Selain mengolah kelapa, ada mahasiswa yang melatih para ibu untuk membatik. Pelatihan membatik dikoordinasikan oleh Anisa Intan dari Fakultas Ilmu Sosial dan Ilmu Politik. Sebelum ke Maluku, Anisa belajar selama tiga minggu pada perajin batik di Bantul, DI Yogyakarta. Para mahasiswa dan warga sempat kesulitan mendapatkan bahan untuk membatik di Maluku Tengah sehingga harus memesan dari Ambon dan Pulau Jawa.
Purwanto, dosen pembimbing lapangan UGM, mengatakan, tantangan yang dihadapi mahasiswa dalam pendampingan itu adalah menyatukan kekuatan warga yang masih cenderung berjalan sendiri-sendiri. Diperlukan tokoh yang bisa merangkul warga.
Kendati demikian, Purwanto meyakini banyak warga memiliki visi untuk maju lewat usaha kecil, terutama untuk pengolahan kelapa.
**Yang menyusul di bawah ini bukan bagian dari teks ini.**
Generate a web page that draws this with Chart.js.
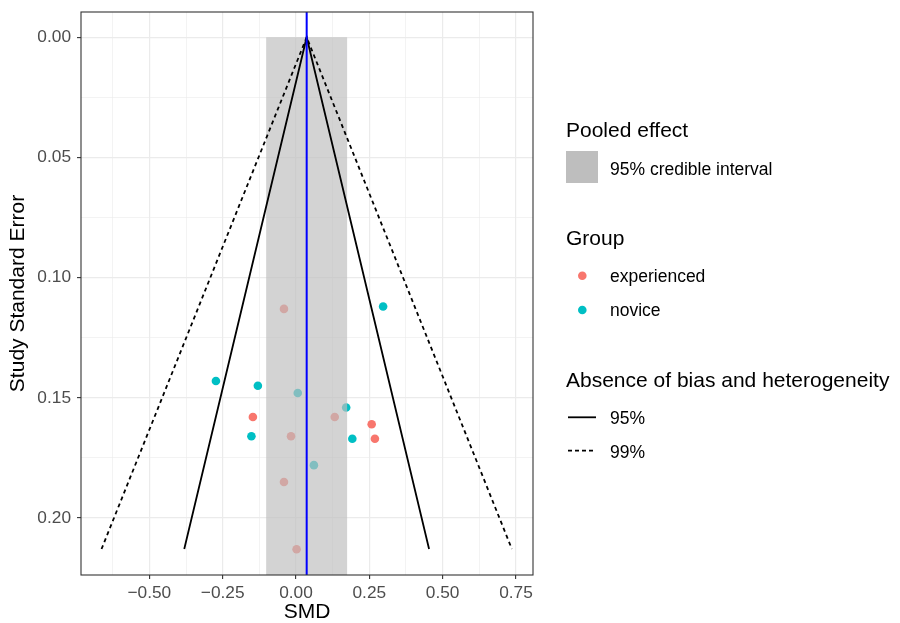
<!DOCTYPE html>
<html>
<head>
<meta charset="utf-8">
<title>Funnel plot</title>
<script src="https://cdn.jsdelivr.net/npm/chart.js@4.4.1/dist/chart.umd.min.js"></script>
<style>
  html, body { margin: 0; padding: 0; background: #ffffff; }
  #wrap { position: relative; width: 900px; height: 623px; }
</style>
</head>
<body>
<div id="wrap"><canvas id="funnelChart" width="900" height="623"></canvas></div>
<script>
// Study estimates (SMD) and their standard errors, per group
const experiencedSMD = [-0.041, -0.147, 0.132, 0.258, -0.017, 0.269, -0.041, 0.002];
const experiencedSE  = [0.113, 0.158, 0.158, 0.161, 0.166, 0.167, 0.185, 0.213];
const noviceSMD = [0.297, -0.273, -0.130, 0.006, 0.171, -0.152, 0.192, 0.061];
const noviceSE  = [0.112, 0.143, 0.145, 0.148, 0.154, 0.166, 0.167, 0.178];

// Pooled effect and its 95% credible interval
const pooledSMD = 0.0364;
const credibleInterval = [-0.102, 0.175];

// Funnel limits: left end, apex, right end
const funnelSE = [0.2129, 0, 0.2129];
const funnel95 = [-0.381, 0.0364, 0.4537];
const funnel99 = [-0.663, 0.0364, 0.736];

// Axis ranges and labelled ticks
const xRange = [-0.733, 0.808];
const yRange = [-0.0105, 0.2237];
const xTickLabels = [-0.5, -0.25, 0, 0.25, 0.5, 0.75];
const yTickLabels = [0, 0.05, 0.1, 0.15, 0.2];

const FONT = '"Liberation Sans", Arial, sans-serif';
const RED = '#F8766D';
const CYAN = '#00BFC4';

function toPoints(xs, ys) {
    return xs.map((x, i) => ({ x: x, y: ys[i] }));
}

function isLabelled(value, list) {
    return list.some(v => Math.abs(v - value) < 1e-9);
}

function fmt(v) {
    const s = Math.abs(v).toFixed(2);
    return v < -1e-9 ? '\u2212' + s : s;
}

// panel border + legend on the right
const decorations = {
    id: 'decorations',
    afterDraw(chart) {
        const c = chart.ctx;
        const a = chart.chartArea;
        c.save();
        c.strokeStyle = '#333333';
        c.lineWidth = 1.1;
        c.strokeRect(a.left, a.top, a.right - a.left, a.bottom - a.top);

        c.fillStyle = '#000000';
        c.textBaseline = 'alphabetic';
        c.textAlign = 'left';

        // Pooled effect
        c.font = '21px ' + FONT;
        c.fillText('Pooled effect', 566, 137);
        c.fillStyle = '#bebebe';
        c.fillRect(566, 151, 32, 32);
        c.fillStyle = '#000000';
        c.font = '17.5px ' + FONT;
        c.fillText('95% credible interval', 610, 174.5);

        // Group
        c.font = '21px ' + FONT;
        c.fillText('Group', 566, 245);
        c.font = '17.5px ' + FONT;
        [[RED, 'experienced', 275.7], [CYAN, 'novice', 310]].forEach(([col, label, y]) => {
            c.fillStyle = col;
            c.beginPath();
            c.arc(582.3, y, 4.3, 0, Math.PI * 2);
            c.fill();
            c.fillStyle = '#000000';
            c.fillText(label, 610, y + 6.2);
        });

        // Absence of bias and heterogeneity
        c.font = '21px ' + FONT;
        c.fillText('Absence of bias and heterogeneity', 566, 386.7);
        c.font = '17.5px ' + FONT;
        c.strokeStyle = '#000000';
        c.lineWidth = 1.8;
        c.beginPath();
        c.moveTo(568, 417.3);
        c.lineTo(596, 417.3);
        c.stroke();
        c.fillText('95%', 610, 424);
        c.setLineDash([4, 3]);
        c.beginPath();
        c.moveTo(568, 450.7);
        c.lineTo(596, 450.7);
        c.stroke();
        c.setLineDash([]);
        c.fillText('99%', 610, 457.5);
        c.restore();
    }
};

document.addEventListener('DOMContentLoaded', function() {
    const ctx = document.getElementById('funnelChart').getContext('2d');

    new Chart(ctx, {
        type: 'scatter',
        data: {
            datasets: [
                {
                    label: 'experienced',
                    data: toPoints(experiencedSMD, experiencedSE),
                    backgroundColor: RED,
                    borderWidth: 0,
                    pointRadius: 4.3,
                    order: 6
                },
                {
                    label: 'novice',
                    data: toPoints(noviceSMD, noviceSE),
                    backgroundColor: CYAN,
                    borderWidth: 0,
                    pointRadius: 4.3,
                    order: 5
                },
                {
                    // credible interval band, from SE = 0 down to the bottom of the panel
                    type: 'line',
                    label: '95% credible interval',
                    data: credibleInterval.map(x => ({ x: x, y: 0 })),
                    borderWidth: 0,
                    borderColor: 'rgba(0,0,0,0)',
                    backgroundColor: 'rgba(190,190,190,0.68)',
                    fill: 'start',
                    pointRadius: 0,
                    order: 4
                },
                {
                    type: 'line',
                    label: '99%',
                    data: toPoints(funnel99, funnelSE),
                    borderColor: '#000000',
                    borderWidth: 1.8,
                    borderDash: [4, 3.5],
                    fill: false,
                    pointRadius: 0,
                    tension: 0,
                    order: 3
                },
                {
                    type: 'line',
                    label: '95%',
                    data: toPoints(funnel95, funnelSE),
                    borderColor: '#000000',
                    borderWidth: 1.8,
                    fill: false,
                    pointRadius: 0,
                    tension: 0,
                    order: 2
                },
                {
                    type: 'line',
                    label: 'pooled',
                    data: yRange.map(y => ({ x: pooledSMD, y: y })),
                    borderColor: '#0000ff',
                    borderWidth: 2,
                    fill: false,
                    pointRadius: 0,
                    order: 1
                }
            ]
        },
        options: {
            responsive: false,
            animation: false,
            devicePixelRatio: 1,
            events: [],
            layout: { padding: { top: 12, right: 367, left: 0, bottom: 0 } },
            plugins: {
                legend: { display: false },
                tooltip: { enabled: false }
            },
            scales: {
                x: {
                    type: 'linear',
                    min: xRange[0],
                    max: xRange[1],
                    afterFit: s => {
                        s.height = 48;
                        s.paddingLeft = 0;
                        s.paddingRight = 0;
                    },
                    border: { display: false },
                    grid: {
                        color: '#ebebeb',
                        lineWidth: c => isLabelled(c.tick.value, xTickLabels) ? 1.2 : 0.6,
                        tickColor: c => isLabelled(c.tick.value, xTickLabels) ? '#333333' : 'rgba(0,0,0,0)',
                        tickWidth: 1.1,
                        tickLength: 4
                    },
                    ticks: {
                        stepSize: 0.125,
                        includeBounds: false,
                        autoSkip: false,
                        maxRotation: 0,
                        padding: 3.5,
                        color: '#4d4d4d',
                        font: { family: FONT, size: 17.3 },
                        callback: v => isLabelled(v, xTickLabels) ? fmt(v) : ''
                    },
                    title: {
                        display: true,
                        text: 'SMD',
                        color: '#000000',
                        font: { family: FONT, size: 21, lineHeight: 1 },
                        padding: 0
                    }
                },
                y: {
                    type: 'linear',
                    reverse: true,
                    min: yRange[0],
                    max: yRange[1],
                    afterFit: s => {
                        s.width = 81;
                        s.paddingTop = 0;
                        s.paddingBottom = 0;
                    },
                    border: { display: false },
                    grid: {
                        color: '#ebebeb',
                        lineWidth: c => isLabelled(c.tick.value, yTickLabels) ? 1.2 : 0.6,
                        tickColor: c => isLabelled(c.tick.value, yTickLabels) ? '#333333' : 'rgba(0,0,0,0)',
                        tickWidth: 1.1,
                        tickLength: 4
                    },
                    ticks: {
                        stepSize: 0.025,
                        includeBounds: false,
                        autoSkip: false,
                        padding: 6,
                        color: '#4d4d4d',
                        font: { family: FONT, size: 17.3 },
                        callback: v => isLabelled(v, yTickLabels) ? fmt(v) : ''
                    },
                    title: {
                        display: true,
                        text: 'Study Standard Error',
                        color: '#000000',
                        font: { family: FONT, size: 21, lineHeight: 1 },
                        padding: { top: 7.5, bottom: 0 }
                    }
                }
            }
        },
        plugins: [decorations]
    });
});
</script>
</body>
</html>
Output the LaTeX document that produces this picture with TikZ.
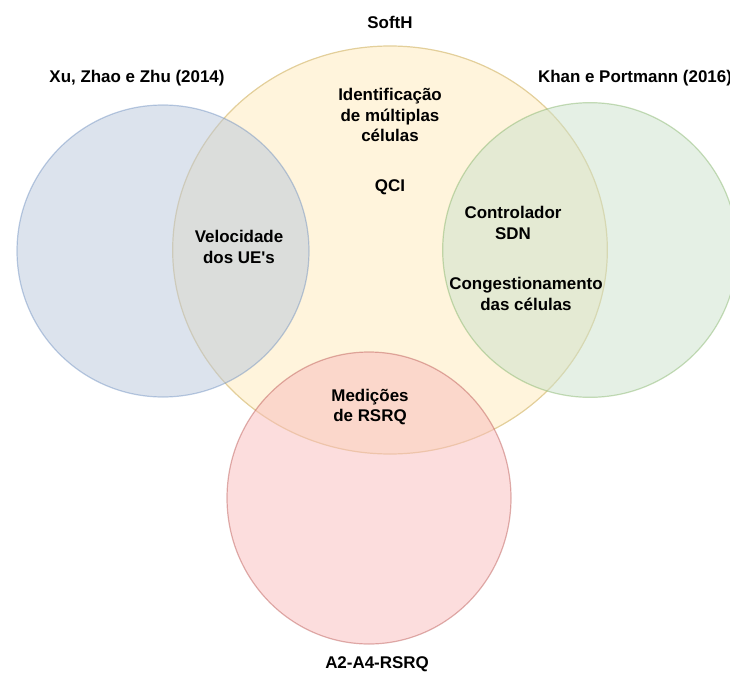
\documentclass[tikz,border=0pt]{standalone}
\usepackage{fontspec}
\setmainfont{Liberation Sans}
\usepackage{tikz}
\usetikzlibrary{shapes,arrows}

\definecolor{softhfill}{HTML}{FFF4DC}
\definecolor{softhdraw}{HTML}{E3CF9A}
\definecolor{xufill}{HTML}{B9C7DB}
\definecolor{xudraw}{HTML}{6C8EBF}
\definecolor{khanfill}{HTML}{CBE1CB}
\definecolor{khandraw}{HTML}{82B366}
\definecolor{rsrqfill}{HTML}{F9BBBB}
\definecolor{rsrqdraw}{HTML}{B85450}

\tikzstyle{venn} = [circle, inner sep=0pt, line width=0.9pt, fill opacity=0.5, draw opacity=0.45]
\tikzstyle{venntext} = [align=center, inner sep=0pt, font=\bfseries\fontsize{12.7}{15.5}\selectfont]

\begin{document}
\begin{tikzpicture}[x=0.75pt,y=-0.75pt]
\useasboundingbox (0,0) rectangle (730,677);

% cerchi
\node [venn, ellipse, fill=softhfill, fill opacity=1, draw=softhdraw, draw opacity=1,
       minimum width=326pt, minimum height=306pt] (softh) at (390,250) {};
\node [venn, fill=xufill, draw=xudraw, minimum size=219pt] (xu) at (163,251) {};
\node [venn, fill=khanfill, draw=khandraw, minimum size=221pt] (khan) at (590,250) {};
\node [venn, ellipse, fill=rsrqfill, draw=rsrqdraw, minimum width=213pt, minimum height=219pt] (rsrq) at (369,498) {};

% titoli
\node [venntext] (softhtitle) at (390,22) {SoftH};
\node [venntext] (xutitle) at (137,78) {Xu, Zhao e Zhu (2014)};
\node [venntext] (khantitle) at (635,78) {Khan e Portmann (2016)};
\node [venntext] (rsrqtitle) at (377,664) {A2-A4-RSRQ};

% contenuti
\node [venntext] (ident) at (390,115) {Identificação\\de múltiplas\\células};
\node [venntext] (qci) at (390,187) {QCI};
\node [venntext] (veloc) at (239,247) {Velocidade\\dos UE\textquotesingle s};
\node [venntext] (sdn) at (513,223) {Controlador\\SDN};
\node [venntext] (cong) at (526,294) {Congestionamento\\das células};
\node [venntext] (medic) at (370,407) {Medições\\de RSRQ};
\end{tikzpicture}
\end{document}
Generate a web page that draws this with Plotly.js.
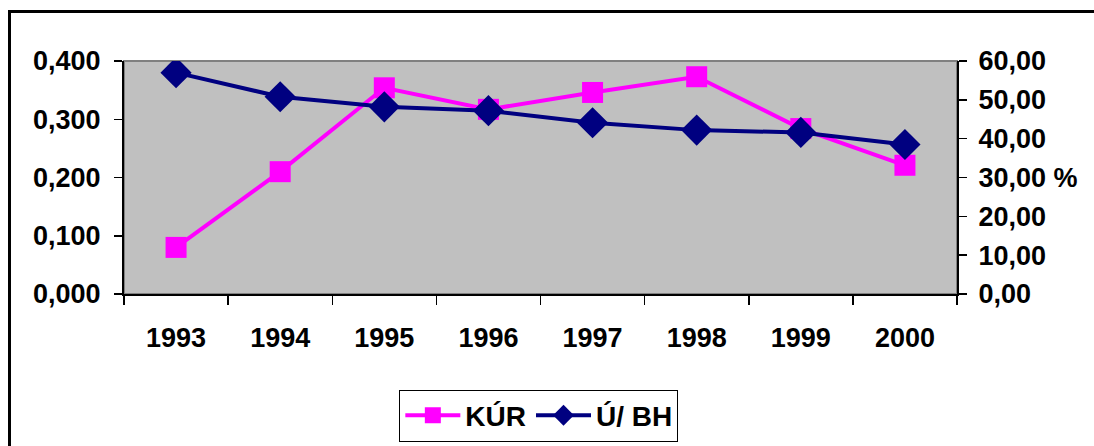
<!DOCTYPE html>
<html>
<head>
<meta charset="utf-8">
<script src="https://cdn.plot.ly/plotly-3.0.1.min.js"></script>
<style>
  html, body { margin: 0; padding: 0; background: #fff; }
  #wrap { position: relative; width: 1094px; height: 446px; overflow: hidden; }
  #chart { width: 1094px; height: 446px; }
  #frame { position: absolute; left: 8px; top: 10px; width: 1200px; height: 600px;
           border-left: 3px solid #000; border-top: 3px solid #000; pointer-events: none; }
</style>
</head>
<body>
<div id="wrap">
  <div id="chart"></div>
  <div id="frame"></div>
</div>
<script>
const years = ['1993', '1994', '1995', '1996', '1997', '1998', '1999', '2000'];
const kurValues = [0.080, 0.210, 0.354, 0.317, 0.346, 0.373, 0.284, 0.221];
const ubhValues = [57.0, 50.8, 48.2, 47.2, 44.1, 42.2, 41.6, 38.5];
const leftTickVals = [0, 0.1, 0.2, 0.3, 0.4];
const leftTickText = ['0,000', '0,100', '0,200', '0,300', '0,400'];
const rightTickVals = [0, 10, 20, 30, 40, 50, 60];
const rightTickText = ['0,00', '10,00', '20,00', '30,00 %', '40,00', '50,00', '60,00'];

const FONT = 'Liberation Sans, Arial, sans-serif';
const tickFont = { family: FONT, size: 27, color: '#000', weight: 700 };

const traces = [
  {
    x: years, y: kurValues, name: 'KÚR', type: 'scatter', mode: 'lines+markers',
    line: { color: '#FF00FF', width: 4 },
    marker: { symbol: 'square', size: 21, color: '#FF00FF' },
    xaxis: 'x', yaxis: 'y'
  },
  {
    x: years, y: ubhValues, name: 'Ú/ BH', type: 'scatter', mode: 'lines+markers',
    line: { color: '#000080', width: 4 },
    marker: { symbol: 'diamond', size: 24, color: '#000080' },
    xaxis: 'x', yaxis: 'y2'
  }
];

const layout = {
  width: 1094, height: 446,
  margin: { l: 124, r: 137, t: 61, b: 152, pad: 0, autoexpand: false },
  paper_bgcolor: '#FFFFFF',
  plot_bgcolor: '#C0C0C0',
  showlegend: true,
  font: { family: FONT, color: '#000' },
  xaxis: {
    type: 'category',
    range: [-0.5, years.length - 0.5],
    tickson: 'boundaries',
    ticks: 'outside', ticklen: 9, tickwidth: 1.5, tickcolor: '#000',
    showline: true, linecolor: '#000', linewidth: 2,
    showgrid: false, zeroline: false,
    tickfont: tickFont,
    ticklabelstandoff: 19,
    automargin: false,
    fixedrange: true
  },
  yaxis: {
    range: [0, 0.4],
    tickvals: leftTickVals, ticktext: leftTickText,
    ticks: 'outside', ticklen: 8, tickwidth: 1.5, tickcolor: '#000',
    showline: true, linecolor: '#000', linewidth: 2,
    showgrid: false, zeroline: false,
    tickfont: tickFont,
    ticklabelstandoff: 8,
    automargin: false
  },
  yaxis2: {
    range: [0, 60],
    overlaying: 'y', side: 'right',
    tickvals: rightTickVals, ticktext: rightTickText,
    ticks: 'outside', ticklen: 8, tickwidth: 1.5, tickcolor: '#000',
    showline: true, linecolor: '#000', linewidth: 2,
    showgrid: false, zeroline: false,
    tickfont: tickFont,
    ticklabelstandoff: 6,
    automargin: false
  },
  legend: {
    orientation: 'h',
    x: 0.498, xanchor: 'center',
    y: -0.41, yanchor: 'top',
    bgcolor: '#FFFFFF', bordercolor: '#000', borderwidth: 1,
    font: { family: FONT, size: 28, color: '#000', weight: 700 },
    itemwidth: 55
  },
  shapes: [
    { type: 'rect', xref: 'paper', yref: 'paper', x0: 0, x1: 1, y0: 0, y1: 1,
      line: { color: '#808080', width: 2 }, layer: 'below' }
  ]
};

Plotly.newPlot('chart', traces, layout, { displayModeBar: false, staticPlot: true });
</script>
</body>
</html>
Kehadiran mahasiswa telah membuka mata masyarakat dan pemerintah setempat tentang besarnya potensi daerah yang bisa diolah menjadi produk bernilai ekonomi lebih tinggi.
Bupati Maluku Tengah Abua Tuasikal menyatakan keinginan agar kerja sama dengan UGM berlanjut.
Namun, tak kalah penting adalah pendampingan berkelanjutan dan penguatan modal dari pemerintah.